_Problem to solve_:
Every line of the material is to be quoted verbatim, minus the pictures.

+++++

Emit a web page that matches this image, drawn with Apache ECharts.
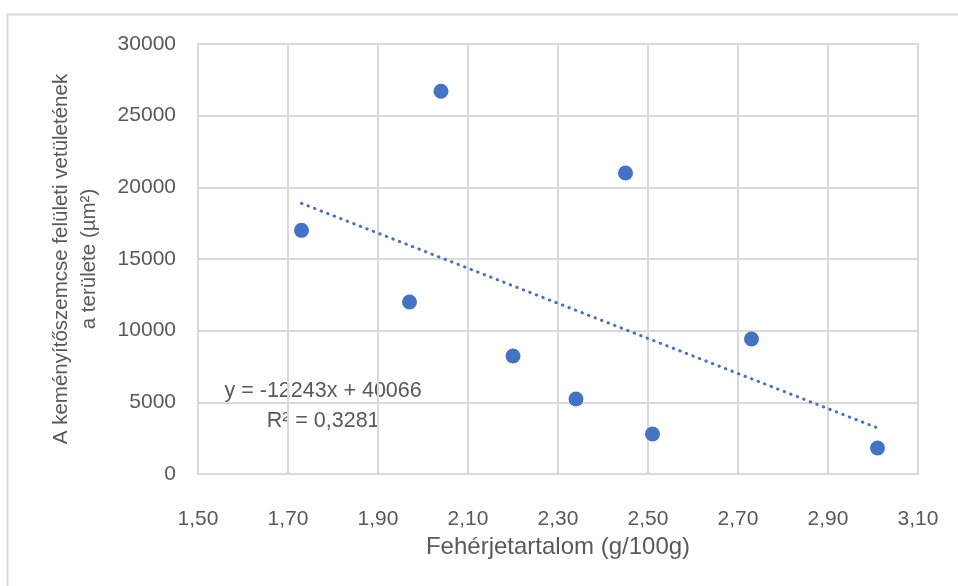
<!DOCTYPE html>
<html>
<head>
<meta charset="utf-8">
<script src="https://cdn.jsdelivr.net/npm/echarts@6/dist/echarts.min.js"></script>
<style>
html,body{margin:0;padding:0;background:#fff;}
#chart{width:958px;height:586px;}
</style>
</head>
<body>
<div id="chart"></div>
<script>
// Data
const proteinX = [1.73, 2.04, 1.97, 2.20, 2.34, 2.45, 2.51, 2.73, 3.01];
const areaY = [17000, 26700, 12000, 8230, 5230, 21000, 2790, 9420, 1810];
const trendSlope = -12243;
const trendIntercept = 40066;
const equationText = 'y = -12243x + 40066';
const r2Text = 'R² = 0,3281';
const xTitle = 'Fehérjetartalom (g/100g)';
const yTitle = 'A keményítőszemcse felületi vetületének\na területe (µm²)';

const points = proteinX.map((x, i) => [x, areaY[i]]);
const xMin = Math.min(...proteinX), xMax = Math.max(...proteinX);
const trend = [[xMin, trendSlope * xMin + trendIntercept], [xMax, trendSlope * xMax + trendIntercept]];

const FONT = '"Liberation Sans", Arial, sans-serif';
const TXT = '#595959';
const GRID = '#d9d9d9';
const BLUE = '#4472C4';

const chart = echarts.init(document.getElementById('chart'), null, {renderer: 'canvas'});
chart.setOption({
  animation: false,
  backgroundColor: '#fff',
  graphic: [{
    type: 'rect',
    shape: {x: 7.5, y: 14.5, width: 1000, height: 700},
    style: {fill: 'none', stroke: '#d9d9d9', lineWidth: 2},
    silent: true
  }],
  grid: {left: 198, right: 40, top: 44, bottom: 112, show: true, borderColor: GRID, borderWidth: 2, backgroundColor: 'transparent'},
  xAxis: {
    type: 'value', min: 1.5, max: 3.1, interval: 0.2,
    name: xTitle, nameLocation: 'middle', nameGap: 60,
    nameTextStyle: {color: TXT, fontSize: 24, fontFamily: FONT},
    axisLine: {show: false}, axisTick: {show: false},
    axisLabel: {color: TXT, fontSize: 21, fontFamily: FONT, margin: 35,
      formatter: v => v.toFixed(2).replace('.', ',')},
    splitLine: {show: true, lineStyle: {color: GRID, width: 2}}
  },
  yAxis: {
    type: 'value', min: 0, max: 30000, interval: 5000,
    name: yTitle, nameLocation: 'middle', nameGap: 95, nameRotate: 90,
    nameTextStyle: {color: TXT, fontSize: 20.5, fontFamily: FONT, lineHeight: 28, align: 'center'},
    axisLine: {show: false}, axisTick: {show: false},
    axisLabel: {color: TXT, fontSize: 21, fontFamily: FONT, margin: 22,
      formatter: v => String(v)},
    splitLine: {show: true, lineStyle: {color: GRID, width: 2}}
  },
  series: [{
    type: 'line',
    data: trend,
    symbol: 'none',
    lineStyle: {color: BLUE, width: 3, type: [0.5, 6.5], cap: 'round'},
    silent: true,
    z: 2
  }, {
    type: 'scatter',
    data: points,
    symbol: 'circle',
    symbolSize: 15,
    itemStyle: {color: BLUE, opacity: 1},
    z: 3
  }]
});

// Equation label anchored to data coordinates
const eqPos = chart.convertToPixel({gridIndex: 0}, [1.778, 6840]);
chart.setOption({
  graphic: [{}, {
    type: 'text',
    x: eqPos[0], y: eqPos[1],
    style: {
      text: equationText + '\n' + r2Text,
      fill: TXT, font: '21.5px ' + FONT, align: 'center', verticalAlign: 'top', lineHeight: 30
    },
    silent: true
  }]
});
</script>
</body>
</html>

+++++

_Exercise output_:
Emit a web page that matches this image, drawn with Apache ECharts.
<!DOCTYPE html>
<html>
<head>
<meta charset="utf-8">
<script src="https://cdn.jsdelivr.net/npm/echarts@6/dist/echarts.min.js"></script>
<style>
html,body{margin:0;padding:0;background:#fff;}
#chart{width:958px;height:586px;}
</style>
</head>
<body>
<div id="chart"></div>
<script>
// Data
const proteinX = [1.73, 2.04, 1.97, 2.20, 2.34, 2.45, 2.51, 2.73, 3.01];
const areaY = [17000, 26700, 12000, 8230, 5230, 21000, 2790, 9420, 1810];
const trendSlope = -12243;
const trendIntercept = 40066;
const equationText = 'y = -12243x + 40066';
const r2Text = 'R² = 0,3281';
const xTitle = 'Fehérjetartalom (g/100g)';
const yTitle = 'A keményítőszemcse felületi vetületének\na területe (µm²)';

const points = proteinX.map((x, i) => [x, areaY[i]]);
const xMin = Math.min(...proteinX), xMax = Math.max(...proteinX);
const trend = [[xMin, trendSlope * xMin + trendIntercept], [xMax, trendSlope * xMax + trendIntercept]];

const FONT = '"Liberation Sans", Arial, sans-serif';
const TXT = '#595959';
const GRID = '#d9d9d9';
const BLUE = '#4472C4';

const chart = echarts.init(document.getElementById('chart'), null, {renderer: 'canvas'});
chart.setOption({
  animation: false,
  backgroundColor: '#fff',
  graphic: [{
    type: 'rect',
    shape: {x: 7.5, y: 14.5, width: 1000, height: 700},
    style: {fill: 'none', stroke: '#d9d9d9', lineWidth: 2},
    silent: true
  }],
  grid: {left: 198, right: 40, top: 44, bottom: 112, show: true, borderColor: GRID, borderWidth: 2, backgroundColor: 'transparent'},
  xAxis: {
    type: 'value', min: 1.5, max: 3.1, interval: 0.2,
    name: xTitle, nameLocation: 'middle', nameGap: 60,
    nameTextStyle: {color: TXT, fontSize: 24, fontFamily: FONT},
    axisLine: {show: false}, axisTick: {show: false},
    axisLabel: {color: TXT, fontSize: 21, fontFamily: FONT, margin: 35,
      formatter: v => v.toFixed(2).replace('.', ',')},
    splitLine: {show: true, lineStyle: {color: GRID, width: 2}}
  },
  yAxis: {
    type: 'value', min: 0, max: 30000, interval: 5000,
    name: yTitle, nameLocation: 'middle', nameGap: 95, nameRotate: 90,
    nameTextStyle: {color: TXT, fontSize: 20.5, fontFamily: FONT, lineHeight: 28, align: 'center'},
    axisLine: {show: false}, axisTick: {show: false},
    axisLabel: {color: TXT, fontSize: 21, fontFamily: FONT, margin: 22,
      formatter: v => String(v)},
    splitLine: {show: true, lineStyle: {color: GRID, width: 2}}
  },
  series: [{
    type: 'line',
    data: trend,
    symbol: 'none',
    lineStyle: {color: BLUE, width: 3, type: [0.5, 6.5], cap: 'round'},
    silent: true,
    z: 2
  }, {
    type: 'scatter',
    data: points,
    symbol: 'circle',
    symbolSize: 15,
    itemStyle: {color: BLUE, opacity: 1},
    z: 3
  }]
});

// Equation label anchored to data coordinates
const eqPos = chart.convertToPixel({gridIndex: 0}, [1.778, 6840]);
chart.setOption({
  graphic: [{}, {
    type: 'text',
    x: eqPos[0], y: eqPos[1],
    style: {
      text: equationText + '\n' + r2Text,
      fill: TXT, font: '21.5px ' + FONT, align: 'center', verticalAlign: 'top', lineHeight: 30
    },
    silent: true
  }]
});
</script>
</body>
</html>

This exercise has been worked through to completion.